You may just be an amateur, but if you really keep looking you may get your goal some day. An aspiring palaeontologist has been a rage the world over after he discovered a dinosaur skeleton dating back 69 million years!

The Grade 7 student from Calgary discovered a rare dinosaur skeleton earlier this year at Horseshoe Canyon in the Badlands region of southeastern Alberta, on the Nature Conservancy of Canada conservation lands.

While hiking with his father in July, this 12-year-old boy Nathan Hrushkin stumbled upon a few bones protruding out of a rock. The father-son instantly realised that it was an extraordinary discovery. 

Nathan, who has been interested in dinosaurs since he was six, often goes hiking in the Nature Conservancy of Canada’s protected site in the Albertan Badlands with his father. “I’ve always just been so fascinated with how their bones go from bones like ours, to solid rock,” he had said.

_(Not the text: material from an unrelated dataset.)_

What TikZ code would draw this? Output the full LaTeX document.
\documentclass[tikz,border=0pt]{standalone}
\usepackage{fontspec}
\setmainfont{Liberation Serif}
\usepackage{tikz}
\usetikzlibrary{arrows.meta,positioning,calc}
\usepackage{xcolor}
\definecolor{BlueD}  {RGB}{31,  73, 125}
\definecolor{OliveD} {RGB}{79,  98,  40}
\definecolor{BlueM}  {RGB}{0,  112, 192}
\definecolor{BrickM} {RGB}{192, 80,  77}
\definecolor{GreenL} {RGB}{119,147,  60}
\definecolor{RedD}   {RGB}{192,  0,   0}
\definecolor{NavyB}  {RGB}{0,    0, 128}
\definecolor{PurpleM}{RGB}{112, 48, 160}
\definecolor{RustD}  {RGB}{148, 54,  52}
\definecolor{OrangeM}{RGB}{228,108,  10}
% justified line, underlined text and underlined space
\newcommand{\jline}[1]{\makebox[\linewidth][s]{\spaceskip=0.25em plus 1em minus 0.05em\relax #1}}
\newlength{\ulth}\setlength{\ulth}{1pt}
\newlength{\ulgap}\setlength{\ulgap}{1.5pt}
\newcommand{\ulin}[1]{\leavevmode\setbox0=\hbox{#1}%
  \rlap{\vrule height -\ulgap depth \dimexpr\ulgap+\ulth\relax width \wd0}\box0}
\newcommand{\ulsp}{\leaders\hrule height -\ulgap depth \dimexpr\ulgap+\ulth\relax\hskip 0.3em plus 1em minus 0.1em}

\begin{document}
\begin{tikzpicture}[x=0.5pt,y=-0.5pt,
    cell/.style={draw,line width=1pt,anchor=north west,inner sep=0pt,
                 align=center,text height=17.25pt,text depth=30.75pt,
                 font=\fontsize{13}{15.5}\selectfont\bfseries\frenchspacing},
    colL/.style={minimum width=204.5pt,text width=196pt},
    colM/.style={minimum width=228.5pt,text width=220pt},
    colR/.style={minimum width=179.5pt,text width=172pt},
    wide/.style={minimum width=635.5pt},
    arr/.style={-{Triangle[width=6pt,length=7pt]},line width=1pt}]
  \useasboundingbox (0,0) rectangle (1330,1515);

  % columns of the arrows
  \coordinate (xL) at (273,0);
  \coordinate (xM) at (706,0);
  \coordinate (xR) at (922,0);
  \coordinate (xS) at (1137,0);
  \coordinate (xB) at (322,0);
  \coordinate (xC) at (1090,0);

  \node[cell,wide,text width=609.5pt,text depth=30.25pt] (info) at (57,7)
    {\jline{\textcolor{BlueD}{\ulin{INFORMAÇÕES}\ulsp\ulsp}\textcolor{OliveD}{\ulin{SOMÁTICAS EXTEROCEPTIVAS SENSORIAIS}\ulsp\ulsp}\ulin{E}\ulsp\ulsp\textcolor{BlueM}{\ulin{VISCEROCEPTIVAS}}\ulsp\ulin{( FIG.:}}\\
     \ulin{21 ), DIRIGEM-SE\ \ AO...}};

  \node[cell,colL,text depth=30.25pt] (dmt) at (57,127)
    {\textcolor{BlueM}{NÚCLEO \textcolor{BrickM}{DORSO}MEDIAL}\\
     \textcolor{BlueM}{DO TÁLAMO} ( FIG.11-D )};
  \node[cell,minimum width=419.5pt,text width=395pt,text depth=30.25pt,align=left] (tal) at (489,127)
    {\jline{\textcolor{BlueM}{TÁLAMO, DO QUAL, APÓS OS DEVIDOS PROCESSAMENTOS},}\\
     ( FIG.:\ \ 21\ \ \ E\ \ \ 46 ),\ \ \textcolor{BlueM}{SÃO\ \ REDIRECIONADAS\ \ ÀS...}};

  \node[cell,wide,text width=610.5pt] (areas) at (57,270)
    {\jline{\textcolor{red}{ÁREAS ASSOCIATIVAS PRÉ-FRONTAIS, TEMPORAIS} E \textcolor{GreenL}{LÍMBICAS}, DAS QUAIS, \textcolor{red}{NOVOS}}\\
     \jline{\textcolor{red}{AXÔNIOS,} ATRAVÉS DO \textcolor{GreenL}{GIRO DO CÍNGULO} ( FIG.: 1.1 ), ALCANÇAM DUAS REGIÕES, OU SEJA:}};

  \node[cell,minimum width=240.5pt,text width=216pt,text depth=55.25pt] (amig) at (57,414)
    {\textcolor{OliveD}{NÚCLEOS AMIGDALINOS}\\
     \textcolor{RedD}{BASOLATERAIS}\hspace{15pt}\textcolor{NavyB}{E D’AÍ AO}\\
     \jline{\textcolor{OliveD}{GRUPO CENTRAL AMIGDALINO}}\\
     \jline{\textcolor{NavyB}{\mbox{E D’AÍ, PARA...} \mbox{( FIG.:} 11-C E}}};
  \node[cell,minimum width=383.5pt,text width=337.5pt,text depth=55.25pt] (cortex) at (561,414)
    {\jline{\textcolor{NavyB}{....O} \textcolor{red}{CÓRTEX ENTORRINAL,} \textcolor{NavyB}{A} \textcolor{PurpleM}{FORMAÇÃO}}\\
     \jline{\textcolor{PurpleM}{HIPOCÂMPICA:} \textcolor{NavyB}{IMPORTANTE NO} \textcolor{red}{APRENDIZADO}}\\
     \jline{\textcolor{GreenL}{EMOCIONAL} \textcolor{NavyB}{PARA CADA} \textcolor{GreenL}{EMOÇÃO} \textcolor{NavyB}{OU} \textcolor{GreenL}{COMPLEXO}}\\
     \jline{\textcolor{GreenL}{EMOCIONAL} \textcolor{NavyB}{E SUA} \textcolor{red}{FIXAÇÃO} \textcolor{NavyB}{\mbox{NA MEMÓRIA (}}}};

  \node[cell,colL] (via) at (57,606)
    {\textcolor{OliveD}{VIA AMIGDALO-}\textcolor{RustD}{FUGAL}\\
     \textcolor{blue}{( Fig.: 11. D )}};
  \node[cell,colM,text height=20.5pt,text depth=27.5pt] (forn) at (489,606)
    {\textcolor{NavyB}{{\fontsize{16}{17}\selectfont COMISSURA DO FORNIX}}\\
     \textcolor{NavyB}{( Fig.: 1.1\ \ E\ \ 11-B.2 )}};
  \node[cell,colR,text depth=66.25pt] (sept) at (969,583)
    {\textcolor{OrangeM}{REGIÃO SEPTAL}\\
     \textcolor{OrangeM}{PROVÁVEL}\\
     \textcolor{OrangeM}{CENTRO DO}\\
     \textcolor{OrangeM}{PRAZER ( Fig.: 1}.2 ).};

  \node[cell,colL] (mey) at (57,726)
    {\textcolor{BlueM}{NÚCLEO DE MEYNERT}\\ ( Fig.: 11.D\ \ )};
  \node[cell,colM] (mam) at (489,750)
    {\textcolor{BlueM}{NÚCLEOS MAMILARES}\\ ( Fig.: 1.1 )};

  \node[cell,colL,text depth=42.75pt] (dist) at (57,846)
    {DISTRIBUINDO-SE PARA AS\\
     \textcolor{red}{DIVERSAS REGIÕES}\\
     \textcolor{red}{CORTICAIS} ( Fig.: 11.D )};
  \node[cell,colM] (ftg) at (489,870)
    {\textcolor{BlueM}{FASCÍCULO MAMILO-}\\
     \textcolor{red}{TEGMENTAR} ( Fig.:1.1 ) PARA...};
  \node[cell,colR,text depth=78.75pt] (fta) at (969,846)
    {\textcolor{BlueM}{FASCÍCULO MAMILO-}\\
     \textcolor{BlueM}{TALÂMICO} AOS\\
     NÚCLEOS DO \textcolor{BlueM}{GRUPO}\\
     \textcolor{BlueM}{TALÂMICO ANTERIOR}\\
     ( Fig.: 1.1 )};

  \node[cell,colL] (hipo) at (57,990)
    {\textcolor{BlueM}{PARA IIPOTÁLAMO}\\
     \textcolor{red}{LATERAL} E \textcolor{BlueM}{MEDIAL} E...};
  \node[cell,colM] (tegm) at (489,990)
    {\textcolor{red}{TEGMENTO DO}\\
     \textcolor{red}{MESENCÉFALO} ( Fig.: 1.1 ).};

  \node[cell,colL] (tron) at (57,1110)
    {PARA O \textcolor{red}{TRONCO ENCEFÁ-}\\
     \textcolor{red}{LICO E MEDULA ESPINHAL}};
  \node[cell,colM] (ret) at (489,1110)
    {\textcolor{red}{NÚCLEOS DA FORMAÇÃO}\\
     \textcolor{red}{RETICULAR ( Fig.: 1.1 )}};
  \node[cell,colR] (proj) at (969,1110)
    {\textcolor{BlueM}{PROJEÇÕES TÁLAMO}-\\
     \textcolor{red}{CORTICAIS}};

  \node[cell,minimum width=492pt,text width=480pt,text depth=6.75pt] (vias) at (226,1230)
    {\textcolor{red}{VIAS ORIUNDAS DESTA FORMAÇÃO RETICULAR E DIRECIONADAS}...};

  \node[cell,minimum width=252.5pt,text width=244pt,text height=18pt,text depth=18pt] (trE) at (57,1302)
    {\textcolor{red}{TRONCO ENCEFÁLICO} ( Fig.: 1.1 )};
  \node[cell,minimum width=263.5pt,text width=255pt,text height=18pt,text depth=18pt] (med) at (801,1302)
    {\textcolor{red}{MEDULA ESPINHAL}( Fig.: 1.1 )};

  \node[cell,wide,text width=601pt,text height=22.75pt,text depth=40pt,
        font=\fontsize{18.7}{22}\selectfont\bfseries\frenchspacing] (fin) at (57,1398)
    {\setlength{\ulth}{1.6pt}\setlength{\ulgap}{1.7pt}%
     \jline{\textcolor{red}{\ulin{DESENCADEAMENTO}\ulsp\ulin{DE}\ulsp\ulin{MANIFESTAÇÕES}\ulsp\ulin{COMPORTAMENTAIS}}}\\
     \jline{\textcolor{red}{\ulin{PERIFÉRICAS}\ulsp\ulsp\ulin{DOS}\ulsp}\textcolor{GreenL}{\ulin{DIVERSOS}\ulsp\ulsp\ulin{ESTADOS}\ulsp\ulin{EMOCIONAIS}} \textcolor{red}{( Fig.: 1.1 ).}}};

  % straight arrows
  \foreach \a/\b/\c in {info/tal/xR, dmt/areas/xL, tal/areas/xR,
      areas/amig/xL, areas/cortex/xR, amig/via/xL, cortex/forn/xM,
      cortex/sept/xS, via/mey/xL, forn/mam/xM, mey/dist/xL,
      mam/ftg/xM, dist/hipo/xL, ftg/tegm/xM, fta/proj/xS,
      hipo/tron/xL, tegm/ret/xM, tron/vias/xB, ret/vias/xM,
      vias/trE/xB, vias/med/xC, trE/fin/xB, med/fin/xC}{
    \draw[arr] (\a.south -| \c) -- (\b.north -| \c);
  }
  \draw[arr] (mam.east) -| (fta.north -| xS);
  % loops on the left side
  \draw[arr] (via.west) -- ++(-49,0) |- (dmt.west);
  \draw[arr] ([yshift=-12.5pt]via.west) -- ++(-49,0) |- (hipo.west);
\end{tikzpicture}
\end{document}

Nathan knows that the fossils are protected by law, so they contacted the Royal Tyrrell Museum. After that the excavations started and so far they have found between 30 and 50 bones in the canyon’s wall, all belonging to one young Hadrosaur, estimated to be aged about three or four.

The dinosaur is scientifically significant, the museum claims, because the fossil is about 69 million years old, and records from that time period are rare.


Fun fact

The Canadian Badlands are home to many fossils, and a dinosaur - named the Albertosaurus - was discovered by Joseph Tyrell in the late 1800s.